Include in the output only the lines from the opening of the records through the line containing "26.5, 47.3, 59.9];", each printed exactly; pictures are omitted.

>> start Material to process

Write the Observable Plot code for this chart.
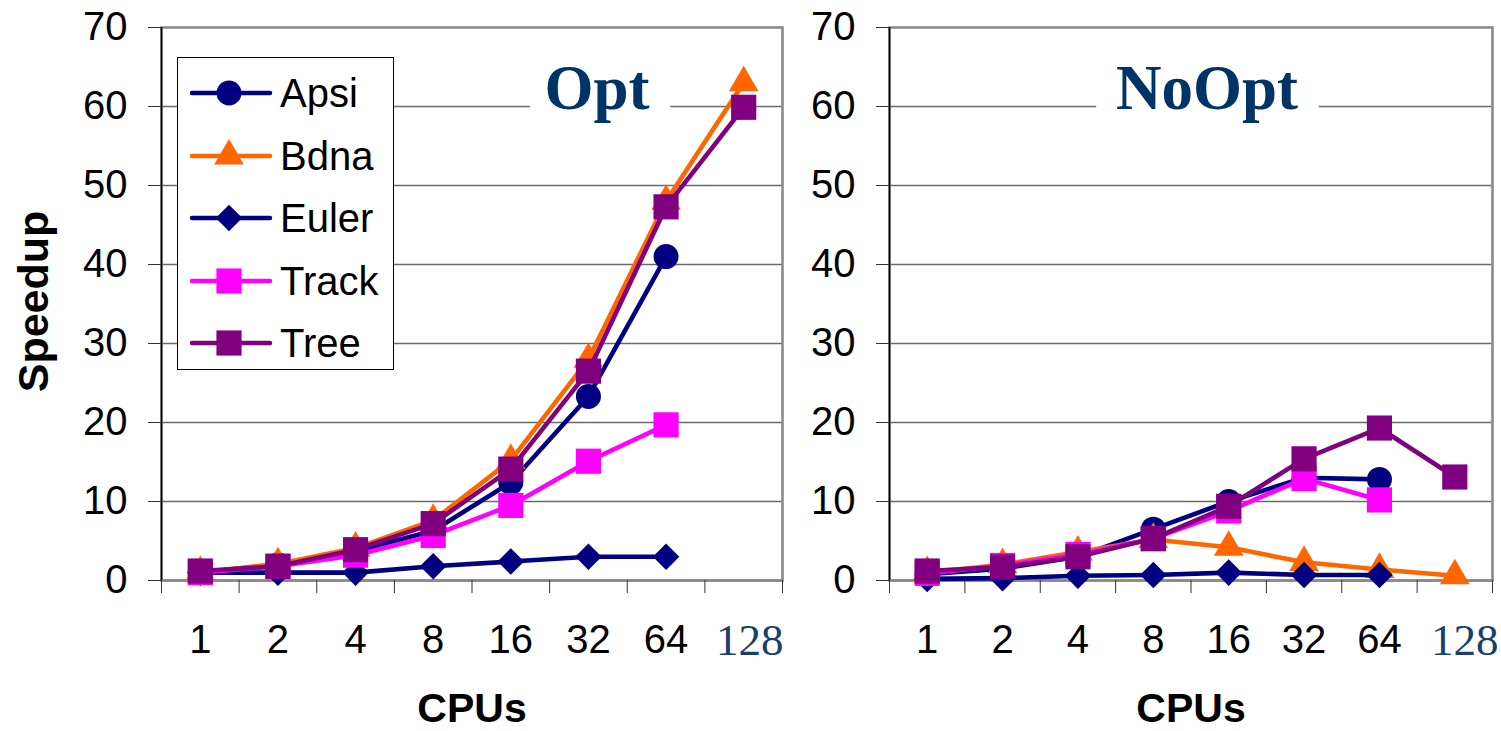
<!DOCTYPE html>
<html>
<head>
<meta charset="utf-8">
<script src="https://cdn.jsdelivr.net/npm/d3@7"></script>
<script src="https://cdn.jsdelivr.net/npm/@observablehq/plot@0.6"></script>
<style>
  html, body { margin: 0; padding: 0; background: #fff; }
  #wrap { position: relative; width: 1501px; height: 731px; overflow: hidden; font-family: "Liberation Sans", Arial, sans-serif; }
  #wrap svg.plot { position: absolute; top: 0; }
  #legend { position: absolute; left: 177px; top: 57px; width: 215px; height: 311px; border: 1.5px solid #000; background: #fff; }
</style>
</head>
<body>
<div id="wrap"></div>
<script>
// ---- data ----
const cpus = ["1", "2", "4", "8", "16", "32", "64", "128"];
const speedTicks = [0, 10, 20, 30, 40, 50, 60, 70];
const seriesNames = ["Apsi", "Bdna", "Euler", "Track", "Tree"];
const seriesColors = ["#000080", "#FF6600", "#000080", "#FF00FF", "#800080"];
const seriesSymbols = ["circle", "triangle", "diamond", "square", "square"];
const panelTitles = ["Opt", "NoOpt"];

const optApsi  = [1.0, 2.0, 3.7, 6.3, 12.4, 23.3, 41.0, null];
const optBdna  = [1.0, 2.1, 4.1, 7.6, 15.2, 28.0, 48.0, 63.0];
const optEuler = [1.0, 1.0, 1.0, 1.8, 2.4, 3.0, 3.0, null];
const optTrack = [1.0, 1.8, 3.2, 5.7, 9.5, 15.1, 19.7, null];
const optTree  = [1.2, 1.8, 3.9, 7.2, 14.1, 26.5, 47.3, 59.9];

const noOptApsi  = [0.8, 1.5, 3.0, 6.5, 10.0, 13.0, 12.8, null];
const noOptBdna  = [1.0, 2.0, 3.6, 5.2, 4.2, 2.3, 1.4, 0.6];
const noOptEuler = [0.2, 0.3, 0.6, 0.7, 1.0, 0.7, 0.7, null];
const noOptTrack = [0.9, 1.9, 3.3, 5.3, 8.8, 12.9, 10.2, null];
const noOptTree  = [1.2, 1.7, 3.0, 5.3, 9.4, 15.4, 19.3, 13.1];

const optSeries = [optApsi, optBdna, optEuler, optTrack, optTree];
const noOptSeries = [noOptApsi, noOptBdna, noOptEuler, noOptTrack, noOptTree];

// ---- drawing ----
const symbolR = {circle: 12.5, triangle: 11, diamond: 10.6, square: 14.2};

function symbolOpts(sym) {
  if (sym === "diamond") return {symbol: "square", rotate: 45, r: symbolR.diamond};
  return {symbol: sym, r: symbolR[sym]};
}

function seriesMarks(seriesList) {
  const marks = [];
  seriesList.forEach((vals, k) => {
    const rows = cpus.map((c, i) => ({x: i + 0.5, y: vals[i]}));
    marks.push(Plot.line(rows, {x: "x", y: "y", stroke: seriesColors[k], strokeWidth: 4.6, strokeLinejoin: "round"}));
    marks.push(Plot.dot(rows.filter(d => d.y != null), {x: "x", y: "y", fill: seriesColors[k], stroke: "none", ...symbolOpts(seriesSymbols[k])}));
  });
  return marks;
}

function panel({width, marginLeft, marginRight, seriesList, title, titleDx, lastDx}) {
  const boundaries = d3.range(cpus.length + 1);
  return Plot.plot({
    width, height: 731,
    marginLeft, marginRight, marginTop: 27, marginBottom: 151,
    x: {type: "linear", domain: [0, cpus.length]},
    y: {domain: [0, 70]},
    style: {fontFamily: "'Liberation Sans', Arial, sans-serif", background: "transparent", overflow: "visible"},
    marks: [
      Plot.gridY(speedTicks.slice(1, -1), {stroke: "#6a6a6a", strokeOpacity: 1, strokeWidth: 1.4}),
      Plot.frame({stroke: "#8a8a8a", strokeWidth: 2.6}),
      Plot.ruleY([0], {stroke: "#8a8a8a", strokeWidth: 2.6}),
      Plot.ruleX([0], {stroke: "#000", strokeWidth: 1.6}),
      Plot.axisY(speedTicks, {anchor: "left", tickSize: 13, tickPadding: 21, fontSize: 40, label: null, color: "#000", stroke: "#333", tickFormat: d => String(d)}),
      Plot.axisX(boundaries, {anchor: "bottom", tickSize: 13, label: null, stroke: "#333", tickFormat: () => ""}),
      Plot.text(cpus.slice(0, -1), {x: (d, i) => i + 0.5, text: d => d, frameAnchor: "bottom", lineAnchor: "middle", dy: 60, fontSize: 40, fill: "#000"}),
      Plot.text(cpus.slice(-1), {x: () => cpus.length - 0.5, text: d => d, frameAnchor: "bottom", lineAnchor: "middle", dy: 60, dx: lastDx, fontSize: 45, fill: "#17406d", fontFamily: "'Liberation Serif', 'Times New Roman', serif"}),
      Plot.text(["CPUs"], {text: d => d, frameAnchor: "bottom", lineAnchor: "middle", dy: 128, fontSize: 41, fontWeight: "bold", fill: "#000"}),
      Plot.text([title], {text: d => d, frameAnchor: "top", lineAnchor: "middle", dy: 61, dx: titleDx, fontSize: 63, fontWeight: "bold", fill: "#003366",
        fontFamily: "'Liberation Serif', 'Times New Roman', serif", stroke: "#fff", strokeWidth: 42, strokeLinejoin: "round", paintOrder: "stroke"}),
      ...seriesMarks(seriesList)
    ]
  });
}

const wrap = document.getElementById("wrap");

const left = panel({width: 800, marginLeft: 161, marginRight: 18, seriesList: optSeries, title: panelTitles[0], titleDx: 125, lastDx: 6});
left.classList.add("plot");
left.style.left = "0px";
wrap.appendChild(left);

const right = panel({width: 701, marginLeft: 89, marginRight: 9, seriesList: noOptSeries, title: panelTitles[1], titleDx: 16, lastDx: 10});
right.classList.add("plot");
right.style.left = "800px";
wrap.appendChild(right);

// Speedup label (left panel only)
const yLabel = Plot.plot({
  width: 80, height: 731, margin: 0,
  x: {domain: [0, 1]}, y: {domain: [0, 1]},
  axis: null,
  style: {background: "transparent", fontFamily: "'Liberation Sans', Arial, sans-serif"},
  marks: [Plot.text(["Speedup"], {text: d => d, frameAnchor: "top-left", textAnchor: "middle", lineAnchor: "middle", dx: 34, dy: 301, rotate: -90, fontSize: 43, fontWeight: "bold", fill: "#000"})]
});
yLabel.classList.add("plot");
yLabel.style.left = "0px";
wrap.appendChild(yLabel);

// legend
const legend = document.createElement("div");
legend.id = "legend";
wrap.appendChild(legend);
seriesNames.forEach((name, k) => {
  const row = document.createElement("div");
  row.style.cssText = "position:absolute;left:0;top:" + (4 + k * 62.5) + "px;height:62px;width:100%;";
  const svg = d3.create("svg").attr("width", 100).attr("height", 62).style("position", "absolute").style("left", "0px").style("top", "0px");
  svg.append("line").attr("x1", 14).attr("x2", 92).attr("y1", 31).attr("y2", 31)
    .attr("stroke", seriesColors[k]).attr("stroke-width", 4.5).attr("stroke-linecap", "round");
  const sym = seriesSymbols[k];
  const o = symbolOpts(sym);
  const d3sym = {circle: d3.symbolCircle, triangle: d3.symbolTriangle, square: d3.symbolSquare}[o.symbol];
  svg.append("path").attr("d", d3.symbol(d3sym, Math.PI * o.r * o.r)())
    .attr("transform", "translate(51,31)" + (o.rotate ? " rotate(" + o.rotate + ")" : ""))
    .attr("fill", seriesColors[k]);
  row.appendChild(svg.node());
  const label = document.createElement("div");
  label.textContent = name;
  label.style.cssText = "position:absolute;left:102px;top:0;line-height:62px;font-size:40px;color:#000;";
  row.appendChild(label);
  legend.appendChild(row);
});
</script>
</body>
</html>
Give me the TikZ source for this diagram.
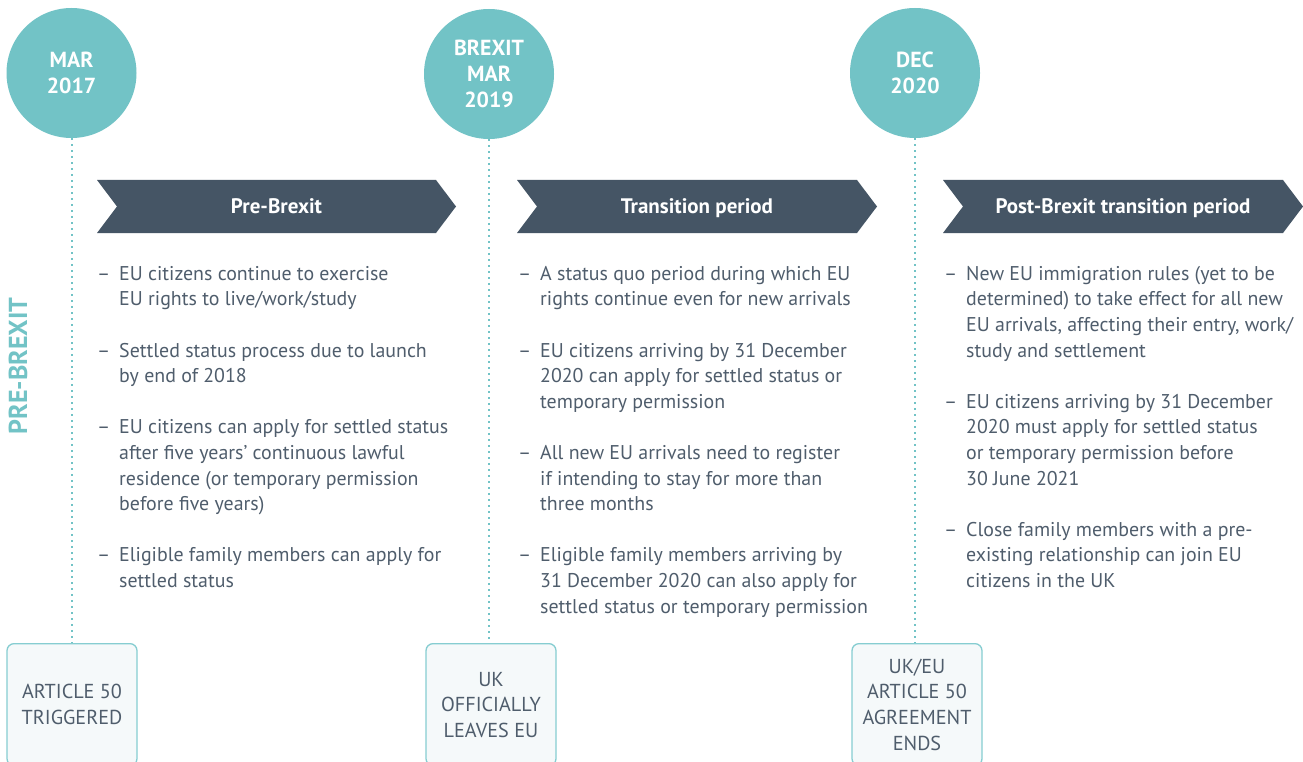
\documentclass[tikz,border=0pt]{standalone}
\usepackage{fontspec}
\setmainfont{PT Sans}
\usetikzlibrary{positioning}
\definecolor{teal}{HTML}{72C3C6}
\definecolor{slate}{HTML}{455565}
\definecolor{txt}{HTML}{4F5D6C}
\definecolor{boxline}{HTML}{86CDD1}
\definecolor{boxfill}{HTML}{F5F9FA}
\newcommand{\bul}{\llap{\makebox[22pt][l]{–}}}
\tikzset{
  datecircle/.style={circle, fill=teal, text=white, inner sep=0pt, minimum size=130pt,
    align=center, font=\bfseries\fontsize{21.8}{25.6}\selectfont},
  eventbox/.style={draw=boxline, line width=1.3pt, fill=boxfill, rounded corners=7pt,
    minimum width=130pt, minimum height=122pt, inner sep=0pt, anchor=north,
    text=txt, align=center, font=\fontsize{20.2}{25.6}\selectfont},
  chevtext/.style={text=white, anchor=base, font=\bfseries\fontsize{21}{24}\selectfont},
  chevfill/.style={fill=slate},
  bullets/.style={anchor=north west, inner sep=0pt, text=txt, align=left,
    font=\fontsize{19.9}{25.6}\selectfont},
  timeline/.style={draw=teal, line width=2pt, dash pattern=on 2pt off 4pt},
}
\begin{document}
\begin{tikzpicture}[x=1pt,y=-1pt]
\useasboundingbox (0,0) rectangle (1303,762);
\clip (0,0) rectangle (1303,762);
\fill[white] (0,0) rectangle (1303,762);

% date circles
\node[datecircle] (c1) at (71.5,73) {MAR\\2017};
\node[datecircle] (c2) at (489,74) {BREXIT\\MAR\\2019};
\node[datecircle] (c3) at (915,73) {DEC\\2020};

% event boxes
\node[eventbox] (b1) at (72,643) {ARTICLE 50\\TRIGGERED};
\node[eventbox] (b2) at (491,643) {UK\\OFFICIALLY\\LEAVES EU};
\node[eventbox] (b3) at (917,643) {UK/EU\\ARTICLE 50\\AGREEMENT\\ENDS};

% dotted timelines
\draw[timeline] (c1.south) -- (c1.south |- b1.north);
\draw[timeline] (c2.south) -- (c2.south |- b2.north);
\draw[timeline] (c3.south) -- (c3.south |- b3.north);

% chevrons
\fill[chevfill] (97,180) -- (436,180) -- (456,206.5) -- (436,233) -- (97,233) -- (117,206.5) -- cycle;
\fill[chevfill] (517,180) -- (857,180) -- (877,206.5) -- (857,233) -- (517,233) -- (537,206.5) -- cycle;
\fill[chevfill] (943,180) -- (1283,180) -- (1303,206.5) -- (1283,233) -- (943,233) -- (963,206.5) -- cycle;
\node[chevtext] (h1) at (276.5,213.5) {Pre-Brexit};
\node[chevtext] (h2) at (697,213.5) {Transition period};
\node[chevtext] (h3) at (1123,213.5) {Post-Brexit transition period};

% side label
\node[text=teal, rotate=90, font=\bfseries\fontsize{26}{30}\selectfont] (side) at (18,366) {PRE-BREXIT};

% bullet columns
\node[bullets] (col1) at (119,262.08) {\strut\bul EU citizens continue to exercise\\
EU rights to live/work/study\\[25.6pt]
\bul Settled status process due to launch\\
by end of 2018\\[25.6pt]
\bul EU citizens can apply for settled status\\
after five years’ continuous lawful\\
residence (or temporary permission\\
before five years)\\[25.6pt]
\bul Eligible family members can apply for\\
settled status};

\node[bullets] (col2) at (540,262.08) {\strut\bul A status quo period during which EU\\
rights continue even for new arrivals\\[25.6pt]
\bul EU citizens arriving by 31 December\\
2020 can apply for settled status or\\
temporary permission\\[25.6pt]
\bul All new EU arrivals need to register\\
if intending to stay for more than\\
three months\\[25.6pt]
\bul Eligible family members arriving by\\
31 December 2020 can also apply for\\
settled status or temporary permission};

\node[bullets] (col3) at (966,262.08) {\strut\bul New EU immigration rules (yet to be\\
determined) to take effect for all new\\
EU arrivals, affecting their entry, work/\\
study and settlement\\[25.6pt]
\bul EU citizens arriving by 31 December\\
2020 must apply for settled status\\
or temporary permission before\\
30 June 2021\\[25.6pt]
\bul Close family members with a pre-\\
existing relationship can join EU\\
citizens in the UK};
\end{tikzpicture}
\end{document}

>> end Material to process

### Exercise output:
Write the Observable Plot code for this chart.
<!DOCTYPE html>
<html>
<head>
<meta charset="utf-8">
<script src="https://cdn.jsdelivr.net/npm/d3@7"></script>
<script src="https://cdn.jsdelivr.net/npm/@observablehq/plot@0.6"></script>
<style>
  html, body { margin: 0; padding: 0; background: #fff; }
  #wrap { position: relative; width: 1501px; height: 731px; overflow: hidden; font-family: "Liberation Sans", Arial, sans-serif; }
  #wrap svg.plot { position: absolute; top: 0; }
  #legend { position: absolute; left: 177px; top: 57px; width: 215px; height: 311px; border: 1.5px solid #000; background: #fff; }
</style>
</head>
<body>
<div id="wrap"></div>
<script>
// ---- data ----
const cpus = ["1", "2", "4", "8", "16", "32", "64", "128"];
const speedTicks = [0, 10, 20, 30, 40, 50, 60, 70];
const seriesNames = ["Apsi", "Bdna", "Euler", "Track", "Tree"];
const seriesColors = ["#000080", "#FF6600", "#000080", "#FF00FF", "#800080"];
const seriesSymbols = ["circle", "triangle", "diamond", "square", "square"];
const panelTitles = ["Opt", "NoOpt"];

const optApsi  = [1.0, 2.0, 3.7, 6.3, 12.4, 23.3, 41.0, null];
const optBdna  = [1.0, 2.1, 4.1, 7.6, 15.2, 28.0, 48.0, 63.0];
const optEuler = [1.0, 1.0, 1.0, 1.8, 2.4, 3.0, 3.0, null];
const optTrack = [1.0, 1.8, 3.2, 5.7, 9.5, 15.1, 19.7, null];
const optTree  = [1.2, 1.8, 3.9, 7.2, 14.1, 26.5, 47.3, 59.9];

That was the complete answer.